1.  Are Double Breasted Operations Legal?  

Yes.  The National Labor Relations Act (“NLRA”) does not prohibit double breasted operations outright.  However, the NLRA does prohibit an employer from interfering with employees’ collective bargaining rights and refusing to collectively bargain with the union representing the employees. Therefore, if the double breasted operation is not properly established, the National Labor Relations Board (“NLRB”) will treat the two entities as the same and, accordingly, the NLRB will impose liability on the union entity for violating the NLRA’s prohibitions on interfering with collective bargaining rights.

2.  Can Both the Union and Non-Union Entity Share Common Ownership?

Yes.  A common misconception is that common ownership invalidates a double breasted operation.  Accordingly, contractors will go to great length to conceal the common ownership of the union and non-union entities.  But, they do not have to.  While common ownership is certainly a factor in determining whether the union and non-union firm should be treated as one in the same under the NLRA (or a collective bargaining agreement), it is not conclusive.  In other words, courts do not simply look to common ownership in determining whether a legitimate operation exists.  In fact, both the NLRB and the courts have repeatedly held that common ownership alone is not dispositive of whether a single employer exists. 

Under the single employer test, NLRB uses four criteria in determining whether the entities are legitimately separate or whether they are actually a “single employer:” (a) interrelation of operations; (b) centralized control of labor relations; (c) common management; and (d) common ownership of financial control.  No one of these factors has been held to be controlling.  In fact,  the Board has stressed the first three factors, which go to show ‘operational integration,’ particularly centralized control of labor relations, are the most important. Therefore, even if both entities of the double breasted operation are commonly owned, an operation may not violate the single employer test if operations, labor relations, and management are kept separate.  

3.  My Collective Bargaining Agreement Prohibits Me from Going Double Breasted.  Can I still establish a non-union construction firm?

Yes,  but it will depend on the language in your CBA.  So called, anti-dual shop clauses appear in many collective bargaining agreements and aim to prevent a contractor from “double breasting” even when it would be permitted under case law.  Anti dual shop clauses are valid if they are lawful “work preservation” clauses. The lawfulness of a work preservation clause hinges on the amount of control the union contractor has over the non-union contractor’s employees. 

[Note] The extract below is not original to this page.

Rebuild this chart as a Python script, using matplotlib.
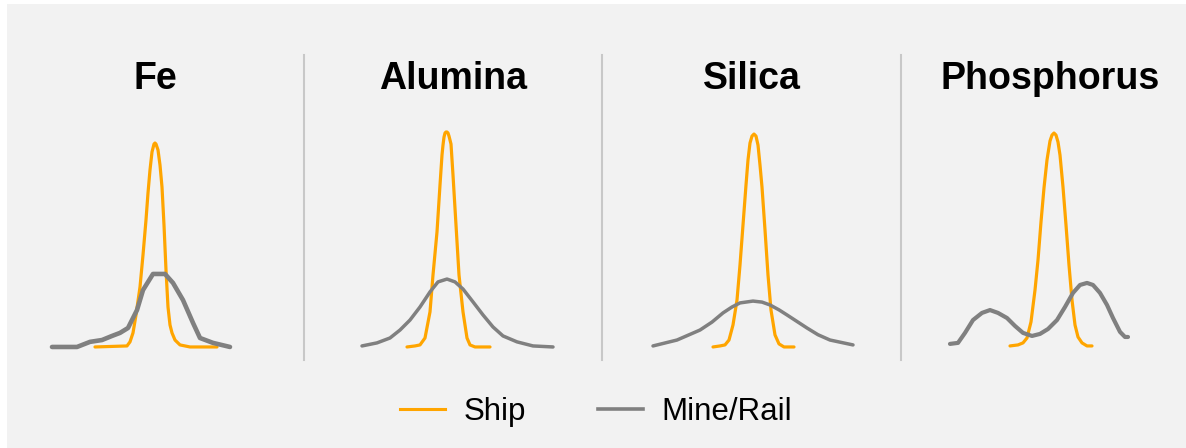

Courts apply a two pronged test to determine whether an anti-dual shop clause is valid. First, the agreement must seek to preserve work traditionally performed by employees represented by the union. Second, the contracting employer must have the power to give the employees the work in question, which is known as the “right of control” test.  As with the single employer test, control of labor is a key.  If the union entity has no control over the labor of the non-union entity, the anti dual shop clause is invalid on its face against the non-union entity.  Furthermore, because the contracting employer must be able to control the employees in question for an anti-dual shop clause to apply, any operation that passes muster under the single employer test would in theory not be subject to the anti-dual shop clause.

4.  Is there a downside to establishing a double breasted operation?

Yes.  Contractors that do not properly establish and maintain a double breasted operation face significant liability most notably in terms of ERISA contributions.  If the non-union entity is not properly separated, the firm could own union health and welfare funds benefits for employees whether those employees are union members or not.  This is due to the union security clause in the CBA that the union firm signed and because the CBA also will contain a provision that all employees become members of the union after a certain period of time.  This potential liability should not be taken lightly because the potential ERISA liability could easily reach in the several hundreds of thousands of dollars or more.

The takeaway – there is a tremendous opportunity for construction firms wishing to open a firm that is not bound by the labor rates contained in a collective bargaining agreement.  But that opportunity does not come without risks if the proper steps are not taken.

In an earlier post, we talked about how L&I already has the authority to prevent tragedies like the Market Street building collapse, yet it chooses not to use that authority.  Yesterday, the Plan Philly posted a story about L&I doing just the opposite – requiring something they have no authority to require.

The story involves a town home development at 3rd & Reed Streets in the Pennsport section of Philadelphia known as Constitution Court.  The developer apparently obtained a height variance from the zoning board.  However, neighbors claimed that the development as constructed was 22 inches higher than allowed by the dimensional variance. Therefore, neighbors alerted the Department of Licenses and Inspections who apparently measured the structure and found that it was indeed higher than the variance permitted.  What L&I did next is where things get concerning to not only real estate developers but anyone interested in the rule of law.  It issued a “stop work order” and demanded that the developer remove 22 inches in height from the structure, which the developer plans on doing by jacking the framed out structures and removing 22 inches from the base — at great expense no doubt.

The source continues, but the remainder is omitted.